Watch Out for this Penalty When You Take a Roth IRA Distribution
The Five-Year Rule for Converted Funds
If you make annual contributions to your Roth IRA, you can always access those funds penalty-free; it’s that easy. However, when it comes to converted funds, it gets a little more complicated. If you are under age 59 ½, you can always access your converted funds tax-free. That makes sense, because you already paid the tax bill when you did the conversion.
It’s a different story when it comes to the 10% early distribution penalty. If you are under age 59 ½, you must satisfy a five-year holding period on funds that were taxable when converted before you can access those funds penalty-free.
The five-year holding period will restart for each conversion. If the conversion was done in 2018, the holding period for this five-year rule begins on January 1, 2018. Don’t confuse this five-year rule with the other five-year rule that applies to Roth IRAs. That is the five-year rule for tax-free distributions of earnings from Roth IRAs, which works differently.
The Backstory
The best way to understand this five-year rule for penalty-free distributions of converted funds is to know exactly what it is set up to prevent. When you take a distribution from your traditional IRA and convert it to a Roth IRA, that distribution is taxable, but not subject to the 10% early distribution penalty.
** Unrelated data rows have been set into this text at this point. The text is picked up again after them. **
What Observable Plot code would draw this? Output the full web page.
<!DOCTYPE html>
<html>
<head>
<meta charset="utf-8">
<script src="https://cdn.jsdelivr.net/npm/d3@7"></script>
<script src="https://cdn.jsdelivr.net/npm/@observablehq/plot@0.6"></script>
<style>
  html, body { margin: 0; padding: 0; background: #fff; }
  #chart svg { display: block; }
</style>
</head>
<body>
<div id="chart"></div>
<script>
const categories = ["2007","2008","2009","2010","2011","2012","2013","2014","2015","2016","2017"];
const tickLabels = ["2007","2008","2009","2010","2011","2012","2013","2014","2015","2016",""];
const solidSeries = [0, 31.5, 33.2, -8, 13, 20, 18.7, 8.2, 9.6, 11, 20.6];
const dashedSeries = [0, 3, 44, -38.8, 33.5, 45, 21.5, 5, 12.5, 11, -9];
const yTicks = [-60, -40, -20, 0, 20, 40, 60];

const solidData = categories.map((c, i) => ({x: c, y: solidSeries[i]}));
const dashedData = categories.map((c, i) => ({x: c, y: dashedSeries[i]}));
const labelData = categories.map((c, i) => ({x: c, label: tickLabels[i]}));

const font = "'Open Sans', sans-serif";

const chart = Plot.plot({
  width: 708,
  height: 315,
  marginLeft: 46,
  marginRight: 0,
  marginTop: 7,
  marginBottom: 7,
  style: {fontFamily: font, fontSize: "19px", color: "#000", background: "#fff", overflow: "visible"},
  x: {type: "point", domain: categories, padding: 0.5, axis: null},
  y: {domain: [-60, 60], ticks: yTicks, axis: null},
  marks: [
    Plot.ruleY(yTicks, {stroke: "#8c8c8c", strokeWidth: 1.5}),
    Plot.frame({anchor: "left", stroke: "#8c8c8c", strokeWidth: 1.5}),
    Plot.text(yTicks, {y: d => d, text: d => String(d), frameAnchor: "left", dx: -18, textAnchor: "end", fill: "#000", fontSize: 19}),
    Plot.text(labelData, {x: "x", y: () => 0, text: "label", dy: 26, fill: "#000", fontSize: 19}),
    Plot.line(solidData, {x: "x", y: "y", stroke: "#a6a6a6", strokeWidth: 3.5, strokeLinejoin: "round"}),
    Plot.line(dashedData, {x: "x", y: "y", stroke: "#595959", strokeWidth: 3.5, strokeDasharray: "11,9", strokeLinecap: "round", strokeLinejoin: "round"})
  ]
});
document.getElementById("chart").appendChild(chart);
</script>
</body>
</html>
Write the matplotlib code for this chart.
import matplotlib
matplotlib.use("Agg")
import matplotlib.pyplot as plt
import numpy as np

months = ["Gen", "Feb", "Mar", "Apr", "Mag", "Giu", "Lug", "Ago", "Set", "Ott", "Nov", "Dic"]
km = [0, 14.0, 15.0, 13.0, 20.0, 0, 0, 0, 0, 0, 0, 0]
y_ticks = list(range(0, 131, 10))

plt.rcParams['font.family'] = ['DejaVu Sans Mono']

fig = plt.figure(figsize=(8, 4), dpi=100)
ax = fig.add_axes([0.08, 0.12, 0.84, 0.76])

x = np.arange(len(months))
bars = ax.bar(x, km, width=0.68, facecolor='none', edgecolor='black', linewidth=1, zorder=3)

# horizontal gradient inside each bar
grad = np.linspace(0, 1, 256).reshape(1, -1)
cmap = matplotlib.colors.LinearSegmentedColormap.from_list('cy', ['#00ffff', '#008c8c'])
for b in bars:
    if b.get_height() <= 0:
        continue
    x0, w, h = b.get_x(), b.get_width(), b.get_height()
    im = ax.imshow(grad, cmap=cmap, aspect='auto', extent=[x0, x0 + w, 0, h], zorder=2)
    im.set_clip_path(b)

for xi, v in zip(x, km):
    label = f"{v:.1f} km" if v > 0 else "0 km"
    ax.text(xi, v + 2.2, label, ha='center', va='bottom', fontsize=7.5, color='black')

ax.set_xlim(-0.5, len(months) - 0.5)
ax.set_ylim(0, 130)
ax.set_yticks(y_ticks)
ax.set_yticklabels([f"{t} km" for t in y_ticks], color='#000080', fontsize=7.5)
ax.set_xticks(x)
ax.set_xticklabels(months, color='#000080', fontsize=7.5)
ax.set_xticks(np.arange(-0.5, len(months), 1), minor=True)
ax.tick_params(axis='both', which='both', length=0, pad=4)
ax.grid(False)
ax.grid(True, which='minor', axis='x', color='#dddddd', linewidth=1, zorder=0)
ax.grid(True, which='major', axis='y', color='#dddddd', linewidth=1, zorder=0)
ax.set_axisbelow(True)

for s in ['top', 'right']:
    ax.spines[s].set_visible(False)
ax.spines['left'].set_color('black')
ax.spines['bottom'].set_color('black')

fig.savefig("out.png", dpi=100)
This fact meant that soon after Roth IRAs became law, those looking for tax loopholes started telling IRA owners that they could get out of the 10% penalty by doing a conversion. IRA owners could just convert their IRA to a Roth IRA and then, the next day, withdraw funds from the Roth IRA tax and penalty free.
In response, the IRS and Congress acted fast. Now we have this 5-year rule that says if the converted funds are not held for at least five years or until age 59 ½, any withdrawal before that time would be subject to the 10% penalty the account owner would have to pay if they withdrew from their traditional IRA.